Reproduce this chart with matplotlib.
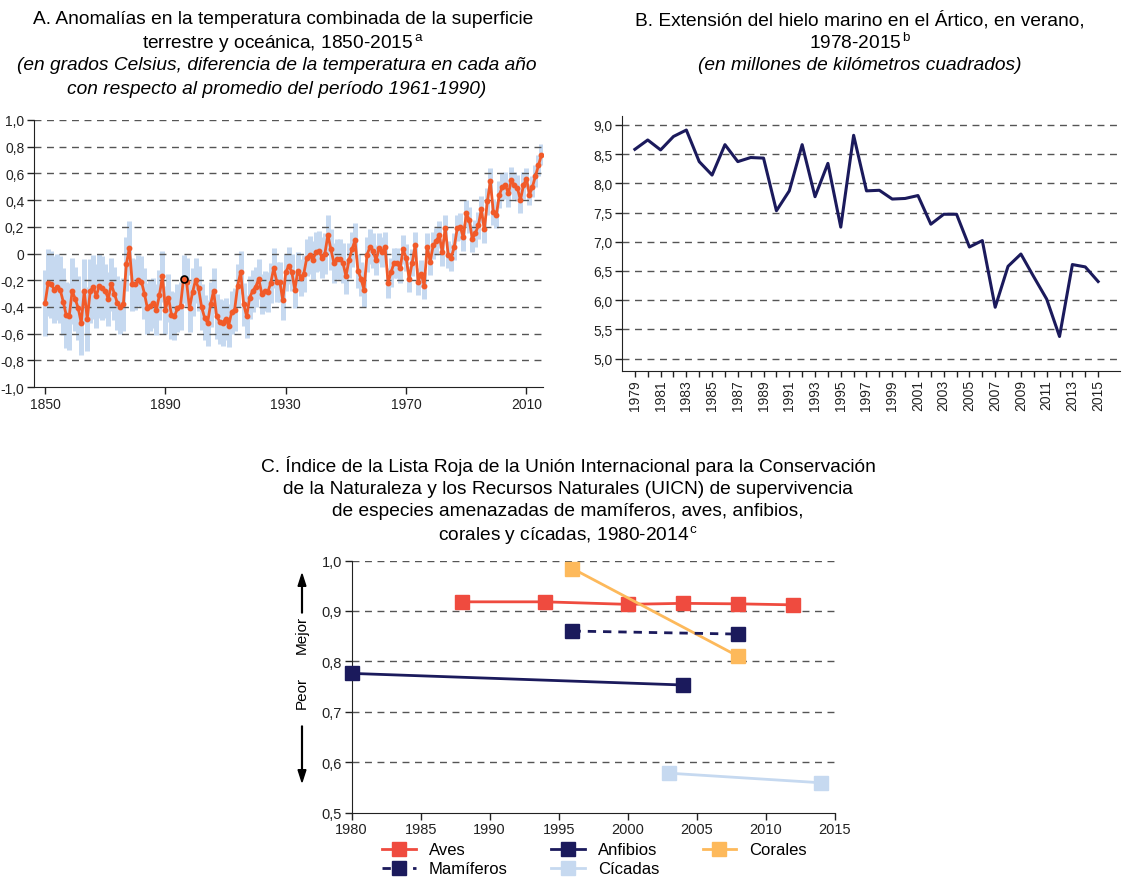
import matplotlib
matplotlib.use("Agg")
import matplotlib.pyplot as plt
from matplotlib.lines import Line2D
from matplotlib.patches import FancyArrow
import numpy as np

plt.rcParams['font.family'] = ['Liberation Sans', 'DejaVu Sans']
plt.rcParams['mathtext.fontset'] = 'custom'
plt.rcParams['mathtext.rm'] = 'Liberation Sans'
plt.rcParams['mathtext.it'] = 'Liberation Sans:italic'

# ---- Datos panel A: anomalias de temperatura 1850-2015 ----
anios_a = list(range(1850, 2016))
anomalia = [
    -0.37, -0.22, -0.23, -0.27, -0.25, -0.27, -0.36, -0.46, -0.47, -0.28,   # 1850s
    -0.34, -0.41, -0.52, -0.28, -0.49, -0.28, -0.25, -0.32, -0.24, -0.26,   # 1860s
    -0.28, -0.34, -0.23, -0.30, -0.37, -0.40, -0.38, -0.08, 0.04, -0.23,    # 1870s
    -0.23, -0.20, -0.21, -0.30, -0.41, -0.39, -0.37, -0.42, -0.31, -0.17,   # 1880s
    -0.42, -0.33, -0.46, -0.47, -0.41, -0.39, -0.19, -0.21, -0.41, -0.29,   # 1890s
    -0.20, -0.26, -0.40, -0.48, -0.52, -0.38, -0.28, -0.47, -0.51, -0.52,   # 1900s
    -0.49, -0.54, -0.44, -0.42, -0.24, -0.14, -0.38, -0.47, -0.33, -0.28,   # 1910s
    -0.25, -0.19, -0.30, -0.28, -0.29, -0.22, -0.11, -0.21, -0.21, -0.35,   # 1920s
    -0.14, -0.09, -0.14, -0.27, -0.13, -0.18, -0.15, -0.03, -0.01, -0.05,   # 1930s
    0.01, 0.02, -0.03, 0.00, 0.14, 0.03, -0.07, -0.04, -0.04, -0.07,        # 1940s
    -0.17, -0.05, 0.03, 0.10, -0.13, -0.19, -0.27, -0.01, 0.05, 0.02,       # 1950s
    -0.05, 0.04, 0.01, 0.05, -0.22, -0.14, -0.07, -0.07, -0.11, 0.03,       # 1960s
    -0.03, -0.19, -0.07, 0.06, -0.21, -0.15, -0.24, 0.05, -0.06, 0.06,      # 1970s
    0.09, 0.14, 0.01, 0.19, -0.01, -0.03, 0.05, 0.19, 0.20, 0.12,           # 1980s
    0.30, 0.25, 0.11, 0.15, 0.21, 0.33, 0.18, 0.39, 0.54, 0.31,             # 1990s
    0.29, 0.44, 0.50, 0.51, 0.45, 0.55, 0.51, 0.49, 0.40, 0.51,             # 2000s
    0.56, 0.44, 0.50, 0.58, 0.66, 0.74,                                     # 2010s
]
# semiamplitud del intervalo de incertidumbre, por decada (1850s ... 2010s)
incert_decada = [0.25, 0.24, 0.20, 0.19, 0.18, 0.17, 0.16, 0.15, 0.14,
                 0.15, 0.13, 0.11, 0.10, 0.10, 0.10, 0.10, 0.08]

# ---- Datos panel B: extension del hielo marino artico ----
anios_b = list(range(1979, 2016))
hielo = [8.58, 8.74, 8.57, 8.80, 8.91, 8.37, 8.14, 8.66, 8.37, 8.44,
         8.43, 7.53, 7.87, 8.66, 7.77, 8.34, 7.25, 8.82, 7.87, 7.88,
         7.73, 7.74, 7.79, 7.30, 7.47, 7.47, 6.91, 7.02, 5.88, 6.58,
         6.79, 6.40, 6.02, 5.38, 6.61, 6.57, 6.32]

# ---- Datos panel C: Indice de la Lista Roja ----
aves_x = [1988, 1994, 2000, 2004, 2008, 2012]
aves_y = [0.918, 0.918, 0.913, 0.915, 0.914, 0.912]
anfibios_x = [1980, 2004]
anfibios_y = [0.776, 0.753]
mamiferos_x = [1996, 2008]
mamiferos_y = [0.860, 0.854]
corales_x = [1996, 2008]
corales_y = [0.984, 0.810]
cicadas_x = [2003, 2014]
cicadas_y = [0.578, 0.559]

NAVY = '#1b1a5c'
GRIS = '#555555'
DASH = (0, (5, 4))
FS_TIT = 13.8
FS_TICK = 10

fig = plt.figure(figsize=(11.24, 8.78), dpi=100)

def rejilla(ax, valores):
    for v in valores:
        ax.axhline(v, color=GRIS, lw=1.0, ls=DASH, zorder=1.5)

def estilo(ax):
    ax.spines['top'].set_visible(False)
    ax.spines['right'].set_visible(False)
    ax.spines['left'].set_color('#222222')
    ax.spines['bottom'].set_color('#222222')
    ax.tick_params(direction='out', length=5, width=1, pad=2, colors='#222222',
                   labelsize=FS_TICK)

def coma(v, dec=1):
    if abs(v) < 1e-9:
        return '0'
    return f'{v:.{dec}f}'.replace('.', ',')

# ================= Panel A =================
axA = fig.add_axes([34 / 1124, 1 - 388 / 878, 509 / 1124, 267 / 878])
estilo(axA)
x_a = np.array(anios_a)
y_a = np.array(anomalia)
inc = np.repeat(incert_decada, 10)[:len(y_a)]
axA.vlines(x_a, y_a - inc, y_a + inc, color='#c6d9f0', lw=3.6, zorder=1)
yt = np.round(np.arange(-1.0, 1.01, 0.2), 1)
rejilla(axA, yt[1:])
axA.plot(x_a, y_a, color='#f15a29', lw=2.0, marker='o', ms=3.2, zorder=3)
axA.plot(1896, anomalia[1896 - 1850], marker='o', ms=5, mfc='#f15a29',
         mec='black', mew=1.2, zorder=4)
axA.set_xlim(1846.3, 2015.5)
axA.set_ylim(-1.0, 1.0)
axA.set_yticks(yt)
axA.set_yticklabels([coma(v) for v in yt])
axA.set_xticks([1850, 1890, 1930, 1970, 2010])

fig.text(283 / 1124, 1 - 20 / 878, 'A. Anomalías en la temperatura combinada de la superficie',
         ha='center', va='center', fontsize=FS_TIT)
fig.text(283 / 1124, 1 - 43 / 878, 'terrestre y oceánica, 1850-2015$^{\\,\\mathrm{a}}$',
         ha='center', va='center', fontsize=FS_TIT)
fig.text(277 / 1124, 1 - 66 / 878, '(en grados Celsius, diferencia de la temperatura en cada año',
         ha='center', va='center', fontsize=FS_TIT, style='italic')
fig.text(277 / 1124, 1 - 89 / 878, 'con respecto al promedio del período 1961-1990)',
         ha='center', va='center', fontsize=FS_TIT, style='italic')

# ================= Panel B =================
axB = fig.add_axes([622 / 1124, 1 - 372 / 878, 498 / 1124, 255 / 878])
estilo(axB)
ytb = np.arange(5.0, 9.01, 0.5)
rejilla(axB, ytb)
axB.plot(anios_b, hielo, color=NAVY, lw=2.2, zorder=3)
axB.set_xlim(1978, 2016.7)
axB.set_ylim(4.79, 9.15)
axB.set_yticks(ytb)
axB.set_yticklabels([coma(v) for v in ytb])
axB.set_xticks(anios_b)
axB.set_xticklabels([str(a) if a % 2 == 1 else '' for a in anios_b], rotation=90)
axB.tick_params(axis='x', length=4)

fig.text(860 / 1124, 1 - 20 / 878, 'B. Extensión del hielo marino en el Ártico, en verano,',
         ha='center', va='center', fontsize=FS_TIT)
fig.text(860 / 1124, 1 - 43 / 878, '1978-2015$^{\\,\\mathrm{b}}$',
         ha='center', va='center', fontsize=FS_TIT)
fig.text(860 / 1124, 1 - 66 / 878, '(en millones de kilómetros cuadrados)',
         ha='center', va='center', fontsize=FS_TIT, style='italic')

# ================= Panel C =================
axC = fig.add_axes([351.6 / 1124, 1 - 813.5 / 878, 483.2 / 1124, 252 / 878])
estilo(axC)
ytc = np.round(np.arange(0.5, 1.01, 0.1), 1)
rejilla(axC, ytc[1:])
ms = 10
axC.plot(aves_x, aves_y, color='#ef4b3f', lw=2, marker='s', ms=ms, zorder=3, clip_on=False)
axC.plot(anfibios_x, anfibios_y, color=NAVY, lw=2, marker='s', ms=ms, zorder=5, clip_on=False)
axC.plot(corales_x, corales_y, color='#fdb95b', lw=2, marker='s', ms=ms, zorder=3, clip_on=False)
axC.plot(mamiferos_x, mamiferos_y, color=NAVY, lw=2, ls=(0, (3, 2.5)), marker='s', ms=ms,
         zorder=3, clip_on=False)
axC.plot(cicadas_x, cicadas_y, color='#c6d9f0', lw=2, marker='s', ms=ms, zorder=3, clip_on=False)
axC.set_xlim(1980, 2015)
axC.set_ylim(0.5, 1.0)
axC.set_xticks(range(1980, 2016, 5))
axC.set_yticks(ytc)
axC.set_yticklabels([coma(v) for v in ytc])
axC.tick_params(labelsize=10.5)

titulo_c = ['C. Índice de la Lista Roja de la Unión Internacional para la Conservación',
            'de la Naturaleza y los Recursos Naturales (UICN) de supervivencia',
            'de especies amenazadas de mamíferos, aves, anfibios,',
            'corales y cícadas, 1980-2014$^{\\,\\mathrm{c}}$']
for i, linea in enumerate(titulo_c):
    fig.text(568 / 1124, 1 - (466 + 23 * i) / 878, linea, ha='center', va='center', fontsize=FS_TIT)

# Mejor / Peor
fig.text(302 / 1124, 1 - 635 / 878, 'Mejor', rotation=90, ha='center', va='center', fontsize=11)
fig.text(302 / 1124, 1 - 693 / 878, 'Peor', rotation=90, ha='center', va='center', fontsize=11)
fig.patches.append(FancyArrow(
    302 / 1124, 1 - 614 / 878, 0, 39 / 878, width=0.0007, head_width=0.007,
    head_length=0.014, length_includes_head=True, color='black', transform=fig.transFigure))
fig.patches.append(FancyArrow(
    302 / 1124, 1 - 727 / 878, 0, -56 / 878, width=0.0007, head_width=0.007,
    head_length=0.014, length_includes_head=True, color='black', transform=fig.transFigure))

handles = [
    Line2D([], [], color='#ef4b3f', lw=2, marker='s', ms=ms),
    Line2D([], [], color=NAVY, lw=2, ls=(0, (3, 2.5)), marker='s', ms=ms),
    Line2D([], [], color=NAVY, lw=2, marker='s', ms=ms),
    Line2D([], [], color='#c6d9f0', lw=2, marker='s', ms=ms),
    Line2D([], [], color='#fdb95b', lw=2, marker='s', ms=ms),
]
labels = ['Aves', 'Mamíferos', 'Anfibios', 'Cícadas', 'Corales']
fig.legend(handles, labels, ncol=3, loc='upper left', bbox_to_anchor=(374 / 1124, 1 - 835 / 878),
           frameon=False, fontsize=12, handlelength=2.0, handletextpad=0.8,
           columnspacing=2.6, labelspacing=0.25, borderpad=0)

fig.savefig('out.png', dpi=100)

---------------

Exactly reproduce the run of lines from the start of the listing through the line with "plt.rcParams['mathtext.it'] = 'Liberation", inclusive; pictures are not copied.

Reproduce this chart with matplotlib.
import matplotlib
matplotlib.use("Agg")
import matplotlib.pyplot as plt
from matplotlib.lines import Line2D
from matplotlib.patches import FancyArrow
import numpy as np

plt.rcParams['font.family'] = ['Liberation Sans', 'DejaVu Sans']
plt.rcParams['mathtext.fontset'] = 'custom'
plt.rcParams['mathtext.rm'] = 'Liberation Sans'
plt.rcParams['mathtext.it'] = 'Liberation Sans:italic'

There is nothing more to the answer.